Moving forward, casino revenues are going to be increasingly dependent on online gambling. This is the way of the future for the gambling industry, as it is for many industries. Sports betting is one of those areas of wagering that is well-suited to the internet and thus should continue to grow and make up a larger part of casino revenue in the future.

Sports betting revenue in the US

Wagering on sports continues to be a billion-dollar industry in the US, as well as one of the fastest growing industries in the country. Some estimates have sports betting revenue reaching $3 billion in 2021 alone. States with legal sports wagering have welcomed this money, as they take a portion. This is one of the major benefits of legal sports gambling. States can take the money that would have otherwise gone to illegal sportsbooks and use it to provide a variety of benefits.

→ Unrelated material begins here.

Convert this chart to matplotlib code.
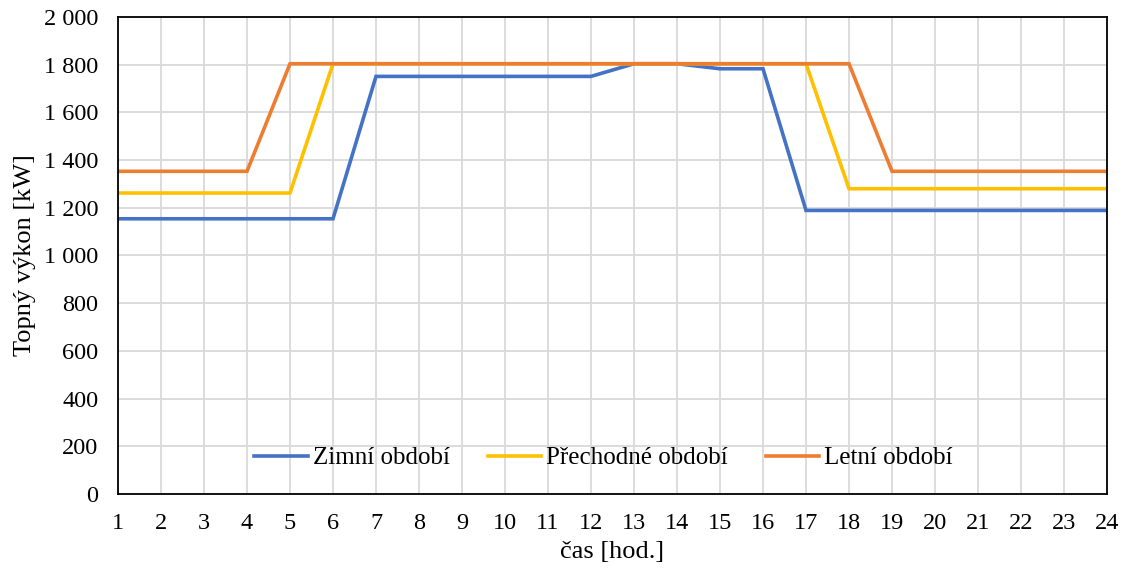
import matplotlib.pyplot as plt
from matplotlib.ticker import FuncFormatter, MultipleLocator

hours = list(range(1, 25))
zimni = [1154] * 6 + [1751] * 6 + [1804, 1804, 1783, 1783] + [1189] * 8
prechodne = [1262] * 5 + [1804] * 12 + [1280] * 7
letni = [1353] * 4 + [1804] * 14 + [1353] * 6

series = [
    ("Zimní období", zimni, "#4472C4"),
    ("Přechodné období", prechodne, "#FFC000"),
    ("Letní období", letni, "#ED7D31"),
]

plt.rcParams["font.family"] = ["Liberation Serif", "DejaVu Serif"]

fig = plt.figure(figsize=(11.24, 5.68), dpi=100)
ax = fig.add_axes([118 / 1124, 1 - 494 / 568, (1107 - 118) / 1124, (494 - 17) / 568])

for name, vals, col in series:
    ax.plot(hours, vals, color=col, lw=2.6, label=name, solid_joinstyle="miter")

ax.set_xlim(1, 24)
ax.set_ylim(0, 2000)
ax.xaxis.set_major_locator(MultipleLocator(1))
ax.yaxis.set_major_locator(MultipleLocator(200))
ax.yaxis.set_major_formatter(FuncFormatter(lambda v, p: f"{int(v):,}".replace(",", " ")))
ax.grid(True, color="#d9d9d9", lw=1.3)
ax.set_axisbelow(True)
for s in ax.spines.values():
    s.set_color("black")
    s.set_linewidth(1.3)
ax.tick_params(length=0, labelsize=17.5)
ax.tick_params(axis="y", pad=14)
ax.tick_params(axis="x", pad=14)

ax.set_xlabel("čas [hod.]", fontsize=19, labelpad=5)
ax.set_ylabel("Topný výkon [kW]", fontsize=19, labelpad=6)

ax.legend(loc="center", bbox_to_anchor=(0.491, (494 - 458) / 477), ncol=3, frameon=False,
          fontsize=18, handlelength=2.15, columnspacing=1.5, handletextpad=0.2)

fig.savefig("out.png", dpi=100)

Sports betting, while generating multiple billions in revenue at the moment, is going to continue to grow, and as it does, the revenue for states will grow with it. Because of the advancement of online gambling, revenue from sports betting could reach a projected $8 billion per year by 2025.

Final thoughts

The most important point to take away from all of this is the concept of vigorish and understanding how to read the odds from a sportsbook. Another concept that is important to grasp to make smarter bets is to understand how and why the odds move for certain selections. By watching the odds move, you can get a better idea of what options the public is on and use that information to make better decisions.

Sports betting is still in its infancy, yet it already has large and growing revenue numbers. As it matures, the revenue numbers are likely to continue to grow. The advancement of online gambling will likely play a large role in this.

Because online gambling is not legal across the country at the moment, illegal operations are going to continue to exist for the time being. However, as sports betting continues to become legal, we can expect more and more bettors to switch their business to these regulated outlets, creating a stronger industry and helping out everyone.